七ツ石神社の再建とお犬様に関してはこちら
昨年末,玉川さんの個展「あわいの神々」が六本木で開催されました。僕は最終日にお邪魔することができました。
生と死。現世と彼岸。現実の世界と想像の世界。そして人間界と異界。そのあわいを移ろうような世界観が,とても繊細で奥行きのあるタッチで描かれていて,とても感動しました。
(以下,個展の様子をブログに書くことと,作品の写真を掲載することは,玉川さんご本人に許可をいただいています)
こんな絵を観てきました
夜の底にて 2
夜の底。ここは七ツ石山でしょうか。狼は何を思って吠えているのでしょう。
これは大作です。大きな画面に極めて繊細なタッチで狼と周りの山の光景が描き込まれています。この一枚を描くには,途方もないエネルギーが必要であろうことは想像にかたくありません。
この絵からは,狼の毛の一本一本,その手触りまで感じられるようです。そして寒風に耐える木の枝が風に揺れ,星が瞬くのが目に見えるのです。天の川は澄んでいて,夜空を横切っています。この絵の前に立つと,自分の体は一瞬にして七ツ石山の頂上へと連れていかれるのでした。
狼の声は時を超えて,遠い昔へ,または遠い未来へと響いているのでしょうか。
水神
山深いところにいる水神。この絵を眺めていると,不思議なことに絵の中で水が流れ始めるのです。そして自分の周りに静謐な山の空気が広がっていくのを感じ,水の滴る音が聞こえてくるようでした。
僕は宮城県民だった頃,仙台近郊の泉が岳に何度か登りました。泉が岳には,登山道の途中に「水神」と名付けられた場所があります。よくそこで山の雰囲気を味わいながら一休みしたものです。この絵を見ながら,その当時のことを懐かしく思い出したりしました。
人喰観音
この絵は美しいです。一も二もなく美しい。
「人喰観音」というちょっと怖いタイトルなのですが,この絵を見て最初に感じるのは「美しい!」それだけでした。

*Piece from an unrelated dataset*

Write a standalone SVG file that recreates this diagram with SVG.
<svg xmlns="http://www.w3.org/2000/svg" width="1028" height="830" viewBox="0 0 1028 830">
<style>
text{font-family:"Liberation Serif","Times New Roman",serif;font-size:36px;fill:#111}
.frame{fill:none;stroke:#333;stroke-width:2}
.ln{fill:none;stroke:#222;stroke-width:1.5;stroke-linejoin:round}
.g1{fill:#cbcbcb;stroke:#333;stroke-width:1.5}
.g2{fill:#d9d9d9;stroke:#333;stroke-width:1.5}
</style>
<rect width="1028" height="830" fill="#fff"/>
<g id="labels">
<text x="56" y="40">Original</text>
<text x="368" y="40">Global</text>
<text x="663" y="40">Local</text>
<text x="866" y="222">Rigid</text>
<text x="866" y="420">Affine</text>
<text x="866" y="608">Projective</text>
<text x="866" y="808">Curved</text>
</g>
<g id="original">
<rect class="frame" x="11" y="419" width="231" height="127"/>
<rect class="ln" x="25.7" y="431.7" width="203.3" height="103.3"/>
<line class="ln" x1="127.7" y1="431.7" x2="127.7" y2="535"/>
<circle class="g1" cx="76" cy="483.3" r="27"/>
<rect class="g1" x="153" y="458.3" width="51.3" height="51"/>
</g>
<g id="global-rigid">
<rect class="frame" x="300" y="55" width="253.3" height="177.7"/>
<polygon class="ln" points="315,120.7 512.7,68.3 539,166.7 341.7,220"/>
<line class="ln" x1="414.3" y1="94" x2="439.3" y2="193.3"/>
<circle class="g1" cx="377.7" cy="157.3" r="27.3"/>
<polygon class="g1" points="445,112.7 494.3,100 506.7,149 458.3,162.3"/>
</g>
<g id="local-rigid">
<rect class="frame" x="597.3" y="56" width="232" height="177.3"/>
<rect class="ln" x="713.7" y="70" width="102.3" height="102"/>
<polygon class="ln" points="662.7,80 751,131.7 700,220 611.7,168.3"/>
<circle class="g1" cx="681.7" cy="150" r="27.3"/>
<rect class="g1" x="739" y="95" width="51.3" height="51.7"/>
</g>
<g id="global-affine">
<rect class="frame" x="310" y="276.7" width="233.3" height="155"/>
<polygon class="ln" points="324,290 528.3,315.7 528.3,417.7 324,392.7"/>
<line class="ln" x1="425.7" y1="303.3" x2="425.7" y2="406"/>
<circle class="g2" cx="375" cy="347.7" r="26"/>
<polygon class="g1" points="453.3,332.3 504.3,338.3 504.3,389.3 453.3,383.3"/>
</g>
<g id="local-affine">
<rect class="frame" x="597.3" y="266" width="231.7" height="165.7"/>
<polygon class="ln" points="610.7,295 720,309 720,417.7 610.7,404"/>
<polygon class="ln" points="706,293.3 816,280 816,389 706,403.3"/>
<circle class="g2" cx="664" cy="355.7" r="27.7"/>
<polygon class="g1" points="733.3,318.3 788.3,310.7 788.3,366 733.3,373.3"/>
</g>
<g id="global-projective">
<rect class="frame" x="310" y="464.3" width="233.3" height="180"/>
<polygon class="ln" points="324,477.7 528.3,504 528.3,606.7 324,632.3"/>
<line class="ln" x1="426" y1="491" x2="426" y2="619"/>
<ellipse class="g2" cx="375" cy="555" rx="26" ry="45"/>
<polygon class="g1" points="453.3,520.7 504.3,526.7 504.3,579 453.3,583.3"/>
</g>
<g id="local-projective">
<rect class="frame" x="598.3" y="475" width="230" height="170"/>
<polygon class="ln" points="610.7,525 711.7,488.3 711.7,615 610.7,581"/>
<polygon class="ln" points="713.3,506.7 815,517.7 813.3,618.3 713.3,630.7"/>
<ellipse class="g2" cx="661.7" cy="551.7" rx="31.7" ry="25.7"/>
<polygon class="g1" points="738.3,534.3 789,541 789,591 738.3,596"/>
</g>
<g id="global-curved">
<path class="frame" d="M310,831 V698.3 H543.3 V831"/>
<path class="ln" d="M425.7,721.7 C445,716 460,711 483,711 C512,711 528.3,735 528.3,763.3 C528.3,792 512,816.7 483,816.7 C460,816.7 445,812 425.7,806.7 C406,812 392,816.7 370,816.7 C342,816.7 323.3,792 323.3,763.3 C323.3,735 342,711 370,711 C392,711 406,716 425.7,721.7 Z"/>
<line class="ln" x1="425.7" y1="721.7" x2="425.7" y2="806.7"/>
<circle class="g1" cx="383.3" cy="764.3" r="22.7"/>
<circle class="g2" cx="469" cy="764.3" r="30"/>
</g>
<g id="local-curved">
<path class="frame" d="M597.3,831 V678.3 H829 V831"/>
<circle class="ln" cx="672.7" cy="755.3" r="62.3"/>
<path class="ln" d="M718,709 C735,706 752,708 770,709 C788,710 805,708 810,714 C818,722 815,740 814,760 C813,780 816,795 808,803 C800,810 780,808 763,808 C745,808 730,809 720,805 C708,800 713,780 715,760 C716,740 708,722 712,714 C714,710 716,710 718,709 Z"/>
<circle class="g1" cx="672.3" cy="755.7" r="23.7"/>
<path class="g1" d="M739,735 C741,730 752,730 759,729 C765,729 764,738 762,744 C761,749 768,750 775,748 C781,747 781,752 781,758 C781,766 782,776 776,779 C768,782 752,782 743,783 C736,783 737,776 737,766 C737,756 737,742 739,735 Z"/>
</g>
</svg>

紫陽花(で合っているでしょうか?)の赤に心が奪われます。そして描かれている女性の表情は,やっぱり「観音」なのです。
いつまでも見ていたくなる,そして絵の前から離れがたくなる,妖しい誘惑を感じました。
A little old days 2
眺めていると自分の中に狼の声が響き始めます。失われた時,遠い過去を呼び覚ます声でしょうか。それとも一度無くした自分の居場所に帰ってきたという声でしょうか。

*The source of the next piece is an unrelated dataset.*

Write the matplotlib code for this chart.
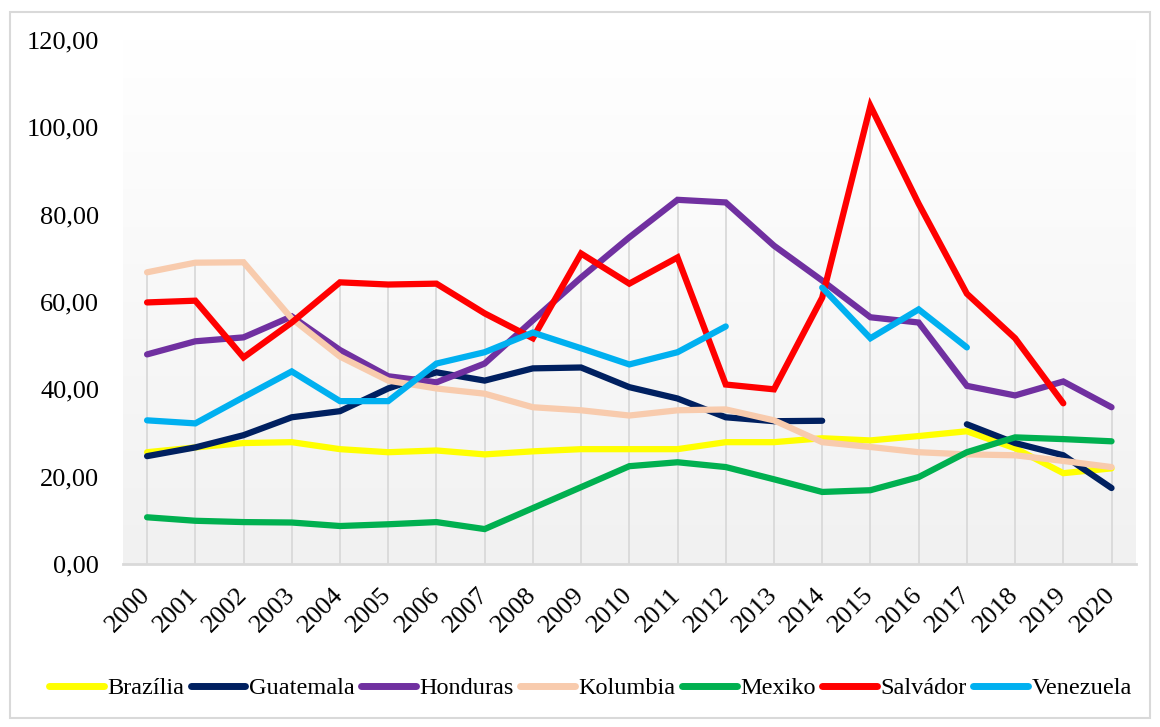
import numpy as np
import matplotlib
matplotlib.use('Agg')
import matplotlib.pyplot as plt
import matplotlib.patheffects as pe
from matplotlib.patches import Rectangle
from matplotlib.ticker import FuncFormatter

plt.rcParams['font.family'] = ['Liberation Serif', 'DejaVu Serif']

nan = np.nan
years = list(range(2000, 2021))

brazilia = [25.6, 26.7, 27.7, 27.9, 26.3, 25.6, 26.0, 25.1, 25.8, 26.3, 26.3,
            26.3, 27.9, 27.9, 28.8, 28.3, 29.3, 30.4, 26.5, 20.8, 21.9]
guatemala = [24.7, 26.7, 29.5, 33.6, 35.0, 40.2, 43.9, 42.0, 44.8, 45.0, 40.5,
             37.9, 33.6, 32.7, 32.8, nan, nan, 32.0, 27.7, 24.9, 17.4]
honduras = [48.0, 51.0, 51.9, 56.7, 49.0, 43.0, 41.6, 45.9, 55.8, 65.6, 74.8,
            83.4, 82.8, 72.9, 64.9, 56.5, 55.3, 40.8, 38.6, 41.8, 35.9]
kolumbia = [66.8, 69.0, 69.1, 56.2, 47.5, 42.0, 40.2, 39.0, 35.9, 35.2, 34.0,
            35.2, 35.4, 32.9, 27.9, 26.8, 25.6, 25.1, 24.9, 23.6, 22.2]
mexiko = [10.7, 9.9, 9.6, 9.5, 8.7, 9.1, 9.6, 8.0, 12.8, 17.6, 22.4,
          23.3, 22.2, 19.4, 16.5, 16.9, 19.9, 25.6, 29.0, 28.6, 28.1]
salvador = [59.9, 60.3, 47.3, 55.3, 64.5, 64.0, 64.2, 57.4, 51.7, 71.1, 64.2,
            70.2, 41.1, 40.0, 61.0, 104.9, 82.5, 61.9, 51.7, 36.8, nan]
venezuela = [32.9, 32.2, 38.2, 44.1, 37.3, 37.3, 45.9, 48.5, 53.0, 49.4, 45.7,
             48.5, 54.4, nan, 63.3, 51.7, 58.3, 49.6, nan, nan, nan]

series = [
    ('Brazília', brazilia, '#FFFF00'),
    ('Guatemala', guatemala, '#002060'),
    ('Honduras', honduras, '#7030A0'),
    ('Kolumbia', kolumbia, '#F8CBAD'),
    ('Mexiko', mexiko, '#00B050'),
    ('Salvádor', salvador, '#FF0000'),
    ('Venezuela', venezuela, '#00B0F0'),
]

fig = plt.figure(figsize=(11.6, 7.27), dpi=100)
ax = fig.add_axes([0.106, 0.2242, 0.873, 0.7208])

# outer chart frame
fig.patches.append(Rectangle((10 / 1160, 1 - 718 / 727), 1140 / 1160, 706 / 727,
                             transform=fig.transFigure, fill=False,
                             edgecolor='#d9d9d9', linewidth=1.5, zorder=0))

x = np.arange(len(years))
ax.set_xlim(-0.5, len(years) - 0.5)
ax.set_ylim(0, 120)

# plot area gradient: white on top, light grey at the bottom
grad = np.linspace(0, 1, 256).reshape(-1, 1)
cmap = matplotlib.colors.LinearSegmentedColormap.from_list('bg', ['#f1f1f1', '#ffffff'])
ax.imshow(grad, extent=[-0.5, len(years) - 0.5, 0, 120], origin='lower',
          aspect='auto', cmap=cmap, zorder=0)

# drop lines from the highest value of each year down to the axis
tops = np.nanmax(np.array([s[1] for s in series], dtype=float), axis=0)
ax.vlines(x, 0, tops, color='#d9d9d9', linewidth=1.3, zorder=1)

shadow = [pe.SimpleLineShadow(offset=(2.5, -2.5), shadow_color='#7f7f7f', alpha=0.12, linewidth=7.5),
          pe.SimpleLineShadow(offset=(2, -2), shadow_color='#7f7f7f', alpha=0.25),
          pe.Normal()]

for name, vals, col in series:
    ax.plot(x, vals, color=col, linewidth=4.5, solid_capstyle='round',
            solid_joinstyle='miter', label=name, zorder=3, path_effects=shadow)

for s in ['top', 'left', 'right']:
    ax.spines[s].set_visible(False)
ax.spines['bottom'].set_color('#d9d9d9')
ax.spines['bottom'].set_linewidth(2)

ax.set_yticks(np.arange(0, 121, 20))
ax.yaxis.set_major_formatter(FuncFormatter(lambda v, p: f'{v:.2f}'.replace('.', ',')))
ax.tick_params(axis='y', length=0, pad=17, labelsize=19)
ax.set_xticks(x)
ax.set_xticklabels([str(y) for y in years], rotation=45, ha='right',
                   va='center', rotation_mode='anchor')
ax.tick_params(axis='x', length=0, pad=20, labelsize=19)

handles, labels = ax.get_legend_handles_labels()
for h in handles:
    h.set_path_effects([])
leg = fig.legend(handles, labels, loc='center', bbox_to_anchor=(0.509, 0.053),
                 ncol=7, frameon=False, fontsize=17.5, handlelength=2.25,
                 handletextpad=0.15, columnspacing=0.26)
for line in leg.get_lines():
    line.set_linewidth(5)
    line.set_solid_capstyle('round')

fig.savefig('out.png', dpi=100)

狼は神の使いとして神社を守ってきたのでしょう。その誇りの声でもあるのでしょうか。
そしてその声・その姿は,彷徨う自分自身の声と姿にも重なってくるのでした。
自画像2019
この絵柄を「自画像」として描くセンスに脱帽です。骸骨の傍にとまったカラスがペンを咥えています。玉川さんが,ご自分の命を絵に吹き込んでいることを示唆しているのでしょうか。

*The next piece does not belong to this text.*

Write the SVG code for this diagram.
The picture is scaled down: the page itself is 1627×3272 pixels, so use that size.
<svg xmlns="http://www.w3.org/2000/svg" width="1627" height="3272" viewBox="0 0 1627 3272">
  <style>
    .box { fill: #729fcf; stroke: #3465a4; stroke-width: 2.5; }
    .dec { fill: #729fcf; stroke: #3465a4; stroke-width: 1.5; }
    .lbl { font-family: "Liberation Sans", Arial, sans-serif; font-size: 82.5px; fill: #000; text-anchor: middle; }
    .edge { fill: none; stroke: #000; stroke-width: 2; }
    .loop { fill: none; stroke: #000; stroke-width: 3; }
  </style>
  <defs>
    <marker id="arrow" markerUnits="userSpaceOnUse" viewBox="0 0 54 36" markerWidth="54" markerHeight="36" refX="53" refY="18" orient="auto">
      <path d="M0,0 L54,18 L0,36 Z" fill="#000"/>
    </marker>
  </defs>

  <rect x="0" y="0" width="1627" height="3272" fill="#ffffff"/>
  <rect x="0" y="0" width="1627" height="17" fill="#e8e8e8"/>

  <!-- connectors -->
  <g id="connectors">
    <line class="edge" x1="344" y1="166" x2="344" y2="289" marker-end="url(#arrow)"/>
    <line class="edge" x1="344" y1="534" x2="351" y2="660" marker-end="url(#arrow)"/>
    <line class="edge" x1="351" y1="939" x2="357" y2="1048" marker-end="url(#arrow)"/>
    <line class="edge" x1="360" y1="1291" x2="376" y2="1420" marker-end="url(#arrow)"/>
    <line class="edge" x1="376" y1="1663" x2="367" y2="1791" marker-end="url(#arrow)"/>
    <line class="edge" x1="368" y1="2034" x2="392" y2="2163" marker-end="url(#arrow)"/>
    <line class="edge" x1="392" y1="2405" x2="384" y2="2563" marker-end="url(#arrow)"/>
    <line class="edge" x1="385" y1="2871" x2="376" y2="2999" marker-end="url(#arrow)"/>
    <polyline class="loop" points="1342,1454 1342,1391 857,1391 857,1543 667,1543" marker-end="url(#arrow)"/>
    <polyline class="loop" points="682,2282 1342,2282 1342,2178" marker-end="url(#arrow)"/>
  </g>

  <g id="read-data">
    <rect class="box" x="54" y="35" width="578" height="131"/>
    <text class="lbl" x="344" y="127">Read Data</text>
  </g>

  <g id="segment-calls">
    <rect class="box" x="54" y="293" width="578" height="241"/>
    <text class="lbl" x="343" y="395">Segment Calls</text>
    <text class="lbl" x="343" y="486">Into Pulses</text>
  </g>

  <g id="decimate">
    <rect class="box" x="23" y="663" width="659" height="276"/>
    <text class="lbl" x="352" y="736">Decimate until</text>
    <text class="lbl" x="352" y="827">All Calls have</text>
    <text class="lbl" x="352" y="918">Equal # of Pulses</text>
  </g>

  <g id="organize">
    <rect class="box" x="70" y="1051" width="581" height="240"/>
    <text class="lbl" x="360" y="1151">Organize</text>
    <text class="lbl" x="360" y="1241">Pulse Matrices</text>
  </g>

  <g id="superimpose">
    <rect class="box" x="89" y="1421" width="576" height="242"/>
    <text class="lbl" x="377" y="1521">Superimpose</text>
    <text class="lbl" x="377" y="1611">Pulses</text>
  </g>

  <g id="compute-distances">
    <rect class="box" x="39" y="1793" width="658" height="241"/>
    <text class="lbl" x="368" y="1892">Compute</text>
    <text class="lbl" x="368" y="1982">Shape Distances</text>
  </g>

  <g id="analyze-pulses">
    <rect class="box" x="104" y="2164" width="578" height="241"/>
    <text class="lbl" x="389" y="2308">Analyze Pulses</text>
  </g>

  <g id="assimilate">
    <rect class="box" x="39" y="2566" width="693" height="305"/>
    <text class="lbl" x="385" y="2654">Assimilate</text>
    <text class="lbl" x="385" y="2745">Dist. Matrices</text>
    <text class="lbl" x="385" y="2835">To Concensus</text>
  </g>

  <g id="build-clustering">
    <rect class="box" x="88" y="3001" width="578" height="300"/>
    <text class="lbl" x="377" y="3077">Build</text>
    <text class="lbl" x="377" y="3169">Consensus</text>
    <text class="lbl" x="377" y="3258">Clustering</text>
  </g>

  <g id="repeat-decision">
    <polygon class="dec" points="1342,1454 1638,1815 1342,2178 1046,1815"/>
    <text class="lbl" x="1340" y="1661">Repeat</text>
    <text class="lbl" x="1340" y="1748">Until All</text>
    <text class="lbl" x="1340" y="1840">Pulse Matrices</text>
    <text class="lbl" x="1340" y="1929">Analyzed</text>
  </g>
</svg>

骸骨とカラス。この絵を初めてSNSの小さな画面で見たときは,「怖い絵なのかな?」と思っていました。でも実物を見ると,不思議に明るいんですよ。絵を描くことの素晴らしさを語りかけているような,そんな絵にも感じられました。
そして玉川さんが「私は絵を描いて生きています!」ということを何よりも雄弁に物語っている,まさに「自画像」だなあと思いました。
おわりに
僕がギャラリーにお邪魔したのは個展の最終日,それも終了間際の時間でした。お忙しい時だったにも関わらず応対していただいたことに感謝しています。
そして玉川さんとお話しできて,とても光栄でした。他にお客さんがいない時間だったのでお話しできたのはラッキーだったかな?(お声掛けするときはとてもドキドキしましたが)
個展ではここに挙げた他にも多数の絵が展示されていて,どれも素晴らしいものでした。短い時間でしたが,とても濃密な時間を過ごさせていただきました。
僕の拙い文章では,玉川さんの絵の魅力を伝えきれないことが残念です。作品の写真を載せましたが,実際の絵は写真から受ける印象よりもずっと繊細で奥行きが感じられるものです。
(玉川さん,作品の写真をブログに載せることを許していただいてありがとうございます)
…また七ツ石山に行きたくなりました。